What you see here perfectly captures the beauty, the wonder, the hardship, the fear, and the unknown of not only being pregnant, but having a baby, living with a child, and creating a family.
This is the first time that our tiny family was a unit.
I had a horrible pregnancy with Felicity. I was sick the whole time, sick to the point of being hospitalized every week for the last two months, stopped blogging because I couldn’t get out of bed, and it put a lot of stress on my marriage.
What’s worse is that the situation after Rhys was born was even worse! He had the worst colic our doctor had seen in a long time, he screamed for months, and it even drove me to postpartum depression.
I’ve been through the ringer these past few years. Pregnancy and infancy have not been easy on this lady.
But, that moment.
This is my moment.
My moments that I lived for.
My moments that I will never forget.
My moments I realized why I was put on this earth.
So I look at that first photo every day. I look at it every to remind me that all things end. But, it also reminds me that all things begin again too.
No matter what happens in my life, no matter how hard, how happy, or how awful it may be, I’ve got my family.

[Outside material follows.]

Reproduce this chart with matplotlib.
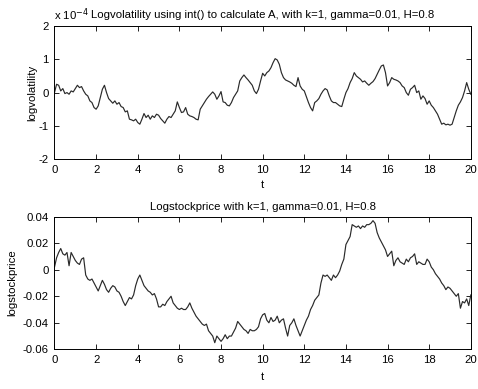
import numpy as np
import matplotlib
matplotlib.use("Agg")
import matplotlib.pyplot as plt

plt.rcParams['font.family'] = ['Liberation Sans', 'DejaVu Sans']
plt.rcParams['axes.unicode_minus'] = False

# time axis (t from 0 to 20, step 0.1)
t = np.linspace(0, 20, 201)

# log volatility, in units of 1e-4
logvol = [
    0.0, 0.25, 0.22, 0.05, 0.12, -0.03, 0.0, -0.05, 0.05, 0.02,
    0.12, 0.22, 0.15, 0.18, 0.05, -0.05, -0.1, -0.25, -0.3, -0.45,
    -0.5, -0.4, -0.15, 0.1, 0.22, 0.0, -0.18, -0.25, -0.32, -0.25,
    -0.35, -0.3, -0.42, -0.45, -0.58, -0.55, -0.8, -0.82, -0.85, -0.8,
    -0.9, -0.95, -0.8, -0.63, -0.75, -0.68, -0.8, -0.7, -0.75, -0.65,
    -0.68, -0.78, -0.85, -0.92, -0.8, -0.72, -0.75, -0.65, -0.55, -0.28,
    -0.45, -0.6, -0.58, -0.45, -0.65, -0.7, -0.72, -0.75, -0.8, -0.82,
    -0.5, -0.4, -0.3, -0.2, -0.12, -0.05, 0.02, -0.05, -0.2, -0.1,
    0.03, -0.28, -0.3, -0.38, -0.4, -0.3, -0.15, -0.05, 0.05, 0.35,
    0.45, 0.53, 0.45, 0.38, 0.3, 0.22, 0.05, -0.03, 0.1, 0.35,
    0.58, 0.5, 0.6, 0.65, 0.75, 0.9, 1.02, 0.98, 0.85, 0.6,
    0.45, 0.38, 0.35, 0.32, 0.28, 0.22, 0.18, 0.45, 0.2, 0.1,
    0.05, -0.13, -0.3, -0.45, -0.55, -0.3, -0.25, -0.18, -0.05, 0.05,
    0.12, 0.08, -0.1, -0.25, -0.3, -0.3, -0.35, -0.4, -0.42, -0.2,
    0.0, 0.12, 0.3, 0.42, 0.6, 0.5, 0.45, 0.4, 0.32, 0.35,
    0.28, 0.22, 0.28, 0.33, 0.42, 0.55, 0.68, 0.8, 0.83, 0.6,
    0.2, 0.3, 0.45, 0.4, 0.38, 0.35, 0.3, 0.2, 0.15, 0.0,
    -0.08, 0.1, 0.15, 0.22, 0.0, 0.05, -0.2, -0.1, -0.18, -0.35,
    -0.25, -0.38, -0.45, -0.55, -0.65, -0.8, -0.95, -0.92, -0.97, -0.95,
    -0.98, -0.95, -0.75, -0.55, -0.38, -0.28, -0.15, 0.05, 0.3, 0.1,
    -0.05,
]

# log stock price
logprice = [
    0.002, 0.009, 0.013, 0.016, 0.012, 0.011, 0.013, 0.003, 0.013, 0.010,
    0.007, 0.005, 0.004, 0.008, 0.009, -0.004, -0.007, -0.008, -0.007, -0.010,
    -0.013, -0.016, -0.012, -0.008, -0.011, -0.015, -0.017, -0.014, -0.012, -0.013,
    -0.016, -0.017, -0.020, -0.024, -0.027, -0.024, -0.021, -0.022, -0.019, -0.012,
    -0.007, -0.004, -0.008, -0.012, -0.014, -0.016, -0.017, -0.019, -0.018, -0.022,
    -0.028, -0.028, -0.026, -0.027, -0.024, -0.022, -0.020, -0.025, -0.027, -0.029,
    -0.030, -0.029, -0.030, -0.030, -0.028, -0.025, -0.029, -0.032, -0.035, -0.037,
    -0.039, -0.041, -0.042, -0.041, -0.046, -0.048, -0.050, -0.055, -0.050, -0.052,
    -0.054, -0.052, -0.049, -0.052, -0.050, -0.050, -0.047, -0.044, -0.039, -0.041,
    -0.043, -0.045, -0.046, -0.048, -0.045, -0.046, -0.046, -0.045, -0.043, -0.037,
    -0.034, -0.033, -0.038, -0.040, -0.036, -0.039, -0.038, -0.035, -0.040, -0.038,
    -0.037, -0.044, -0.050, -0.042, -0.040, -0.037, -0.042, -0.046, -0.050, -0.046,
    -0.042, -0.038, -0.035, -0.030, -0.027, -0.023, -0.021, -0.019, -0.010, -0.004,
    -0.005, -0.004, -0.006, -0.008, -0.004, -0.006, -0.004, -0.001, 0.004, 0.008,
    0.019, 0.022, 0.025, 0.034, 0.033, 0.032, 0.033, 0.031, 0.033, 0.032,
    0.034, 0.034, 0.035, 0.037, 0.035, 0.028, 0.024, 0.021, 0.018, 0.015,
    0.010, 0.012, 0.014, 0.003, 0.007, 0.009, 0.006, 0.005, 0.004, 0.008,
    0.006, 0.009, 0.010, 0.012, 0.004, 0.006, 0.005, 0.004, 0.004, 0.008,
    0.006, 0.002, 0.000, -0.003, -0.005, -0.007, -0.010, -0.012, -0.015, -0.013,
    -0.014, -0.016, -0.018, -0.020, -0.018, -0.029, -0.024, -0.025, -0.022, -0.027,
    -0.019,
]

xticks = [0, 2, 4, 6, 8, 10, 12, 14, 16, 18, 20]
vol_ticks = [-2, -1, 0, 1, 2]
price_ticks = [-0.06, -0.04, -0.02, 0, 0.02, 0.04]
price_labels = ['-0.06', '-0.04', '-0.02', '0', '0.02', '0.04']

title1 = 'Logvolatility using int() to calculate A, with k=1, gamma=0.01, H=0.8'
title2 = 'Logstockprice with k=1, gamma=0.01, H=0.8'

fig = plt.figure(figsize=(4.78, 3.89), dpi=100)
ax1 = fig.add_axes([0.114, 0.591, 0.871, 0.342])
ax2 = fig.add_axes([0.114, 0.102, 0.871, 0.341])

fs = 8.2
line_color = '#2a2a2a'

def style(ax):
    ax.tick_params(direction='in', top=True, right=True, length=3.5, width=0.6,
                   labelsize=fs, pad=4, colors='black')
    for s in ax.spines.values():
        s.set_linewidth(0.7)
    ax.set_xlim(0, 20)
    ax.set_xticks(xticks)
    ax.set_xticklabels([str(v) for v in xticks])

ax1.plot(t, logvol, color=line_color, lw=0.85)
style(ax1)
ax1.set_ylim(-2, 2)
ax1.set_yticks(vol_ticks)
ax1.set_yticklabels([str(v) for v in vol_ticks])
ax1.set_xlabel('t', fontsize=fs, labelpad=4)
ax1.set_ylabel('logvolatility', fontsize=fs, labelpad=1)
ax1.set_title(title1, fontsize=fs, pad=6)
ax1.text(0.0, 1.025, r'x 10$^{-4}$', transform=ax1.transAxes, fontsize=fs,
         ha='left', va='bottom')

ax2.plot(t, logprice, color=line_color, lw=0.85)
style(ax2)
ax2.set_ylim(-0.06, 0.04)
ax2.set_yticks(price_ticks)
ax2.set_yticklabels(price_labels)
ax2.set_xlabel('t', fontsize=fs, labelpad=5)
ax2.set_ylabel('logstockprice', fontsize=fs, labelpad=4)
ax2.set_title(title2, fontsize=fs, pad=5)

fig.savefig('out.png', dpi=100)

That we’re going to be ok.
I see this moment where my son is about to touch my newly born daughter and realize that life is powerful. In all it’s forms. It’s beautiful chaos.
Call me cheezy – but I can’t help but think of Dr. Ian Malcom’s words about Chaos Theory in Jurassic Park, “If there is one thing the history of evolution has taught us it’s that life will not be contained. Life breaks free, it expands to new territories and crashes through barriers, painfully, maybe even dangerously, but, uh… life finds a way.”
Life found a way with me. And I couldn’t be happier.